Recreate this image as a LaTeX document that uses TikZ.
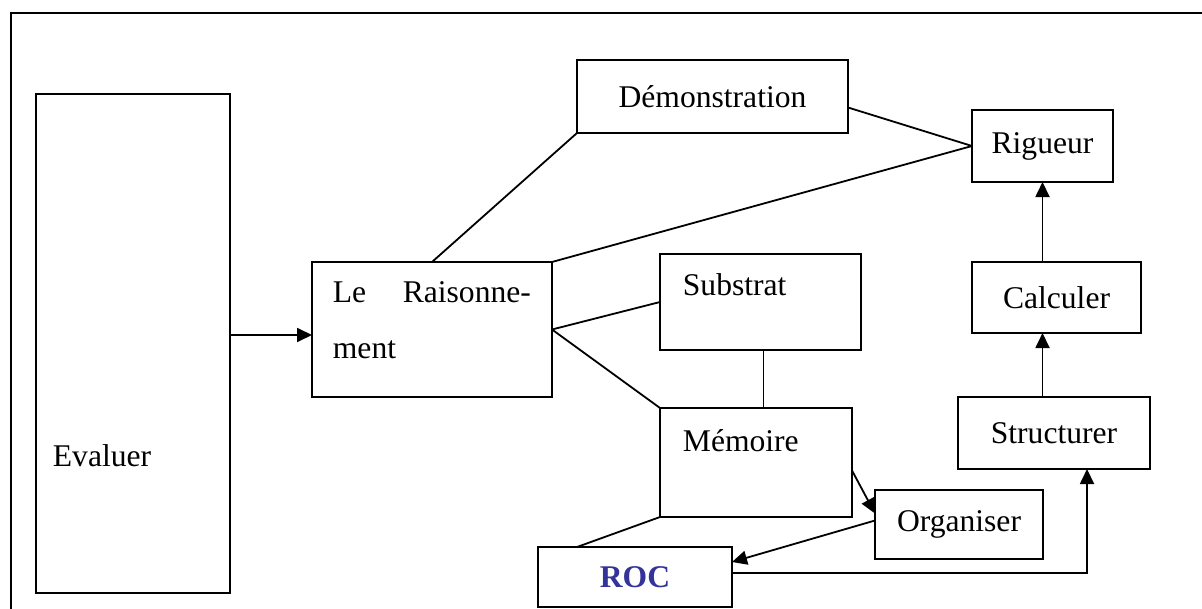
\documentclass[tikz,border=0pt]{standalone}
\usepackage{fontspec}
\setmainfont{Liberation Serif}
\usetikzlibrary{arrows.meta}
\definecolor{rocblue}{HTML}{333399}

\begin{document}
\begin{tikzpicture}[x=0.5pt, y=-0.5pt,
	box/.style={draw, line width=0.9pt, inner sep=0pt, outer sep=0pt},
	txt/.style={inner sep=0pt, font=\fontsize{15.8}{28}\selectfont},
	arr/.style={-{Triangle[length=7.5pt,width=7pt]}},
	every path/.style={line width=0.9pt}]
	
	\useasboundingbox (0,0) rectangle (1202,609);
	\draw (11,609) -- (11,13) -- (1202,13);
	
	% boxes with text on the left
	\node[box, minimum width=97pt, minimum height=249.5pt] (evaluer) at (133,343.5) {};
	\node[txt, anchor=base west] at (52,466) {Evaluer};
	\node[box, minimum width=120pt, minimum height=67.5pt] (raison) at (432,329.5) {};
	\node[txt, anchor=north west, text width=99pt, align=left] at (332,281) {Le\hfill Raisonne-\\ment};
	\node[box, minimum width=100.5pt, minimum height=48pt] (substrat) at (760.5,302) {};
	\node[txt, anchor=base west] at (682,295) {Substrat};
	\node[box, minimum width=96pt, minimum height=54.5pt] (memoire) at (756,462.5) {};
	\node[txt, anchor=base west] at (682,451) {Mémoire};
	
	% boxes with centred text
	\node[box, txt, minimum width=135.5pt, minimum height=36.5pt] (demo) at (712.5,96.5) {Démonstration};
	\node[box, txt, minimum width=70.5pt, minimum height=36pt] (rigueur) at (1042.5,146) {Rigueur};
	\node[box, txt, minimum width=84.5pt, minimum height=35.5pt] (calculer) at (1056.5,297.5) {Calculer\hspace{10pt}};
	\node[box, txt, minimum width=96pt, minimum height=36pt] (structurer) at (1054,433) {Structurer};
	\node[box, txt, minimum width=84pt, minimum height=34.5pt] (organiser) at (959,524.5) {Organiser};
	\node[box, txt, minimum width=97pt, minimum height=30pt, text=rocblue, font=\fontsize{15.8}{28}\selectfont\bfseries] (roc) at (635,577) {ROC};
	
	% links
	\draw[arr] (evaluer.east |- 0,335) -- (raison.west |- 0,335);
	\draw (raison.north) -- (demo.south west);
	\draw (raison.north east) -- (rigueur.west);
	\draw ([yshift=-5.5pt]demo.east) -- (rigueur.west);
	\draw (raison.east) -- (substrat.west);
	\draw (raison.east) -- (memoire.north west);
	\draw ([xshift=1.5pt]substrat.south) -- ([xshift=1.5pt]substrat.south |- memoire.north);
	\draw[arr] ([yshift=-4pt]memoire.east) -- ([yshift=5.5pt]organiser.west);
	\draw[arr] ([yshift=2pt]organiser.west) -- ([yshift=7.5pt]roc.east);
	\draw (memoire.south west) -- ([xshift=-29pt]roc.north);
	\draw[arr] ([yshift=2pt]roc.east) -| ([xshift=16.5pt]structurer.south);
	\draw[arr] (structurer.north -| rigueur.south) -- (calculer.south -| rigueur.south);
	\draw[arr] (calculer.north -| rigueur.south) -- (rigueur.south);
	
\end{tikzpicture}
\end{document}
· · · ·
▶ REQUIREMENTS
Reproduce the whole listing exactly, but not the images in it.

▶ FINISHED EXERCISE
Recreate this image as a LaTeX document that uses TikZ.
\documentclass[tikz,border=0pt]{standalone}
\usepackage{fontspec}
\setmainfont{Liberation Serif}
\usetikzlibrary{arrows.meta}
\definecolor{rocblue}{HTML}{333399}

\begin{document}
\begin{tikzpicture}[x=0.5pt, y=-0.5pt,
	box/.style={draw, line width=0.9pt, inner sep=0pt, outer sep=0pt},
	txt/.style={inner sep=0pt, font=\fontsize{15.8}{28}\selectfont},
	arr/.style={-{Triangle[length=7.5pt,width=7pt]}},
	every path/.style={line width=0.9pt}]
	
	\useasboundingbox (0,0) rectangle (1202,609);
	\draw (11,609) -- (11,13) -- (1202,13);
	
	% boxes with text on the left
	\node[box, minimum width=97pt, minimum height=249.5pt] (evaluer) at (133,343.5) {};
	\node[txt, anchor=base west] at (52,466) {Evaluer};
	\node[box, minimum width=120pt, minimum height=67.5pt] (raison) at (432,329.5) {};
	\node[txt, anchor=north west, text width=99pt, align=left] at (332,281) {Le\hfill Raisonne-\\ment};
	\node[box, minimum width=100.5pt, minimum height=48pt] (substrat) at (760.5,302) {};
	\node[txt, anchor=base west] at (682,295) {Substrat};
	\node[box, minimum width=96pt, minimum height=54.5pt] (memoire) at (756,462.5) {};
	\node[txt, anchor=base west] at (682,451) {Mémoire};
	
	% boxes with centred text
	\node[box, txt, minimum width=135.5pt, minimum height=36.5pt] (demo) at (712.5,96.5) {Démonstration};
	\node[box, txt, minimum width=70.5pt, minimum height=36pt] (rigueur) at (1042.5,146) {Rigueur};
	\node[box, txt, minimum width=84.5pt, minimum height=35.5pt] (calculer) at (1056.5,297.5) {Calculer\hspace{10pt}};
	\node[box, txt, minimum width=96pt, minimum height=36pt] (structurer) at (1054,433) {Structurer};
	\node[box, txt, minimum width=84pt, minimum height=34.5pt] (organiser) at (959,524.5) {Organiser};
	\node[box, txt, minimum width=97pt, minimum height=30pt, text=rocblue, font=\fontsize{15.8}{28}\selectfont\bfseries] (roc) at (635,577) {ROC};
	
	% links
	\draw[arr] (evaluer.east |- 0,335) -- (raison.west |- 0,335);
	\draw (raison.north) -- (demo.south west);
	\draw (raison.north east) -- (rigueur.west);
	\draw ([yshift=-5.5pt]demo.east) -- (rigueur.west);
	\draw (raison.east) -- (substrat.west);
	\draw (raison.east) -- (memoire.north west);
	\draw ([xshift=1.5pt]substrat.south) -- ([xshift=1.5pt]substrat.south |- memoire.north);
	\draw[arr] ([yshift=-4pt]memoire.east) -- ([yshift=5.5pt]organiser.west);
	\draw[arr] ([yshift=2pt]organiser.west) -- ([yshift=7.5pt]roc.east);
	\draw (memoire.south west) -- ([xshift=-29pt]roc.north);
	\draw[arr] ([yshift=2pt]roc.east) -| ([xshift=16.5pt]structurer.south);
	\draw[arr] (structurer.north -| rigueur.south) -- (calculer.south -| rigueur.south);
	\draw[arr] (calculer.north -| rigueur.south) -- (rigueur.south);
	
\end{tikzpicture}
\end{document}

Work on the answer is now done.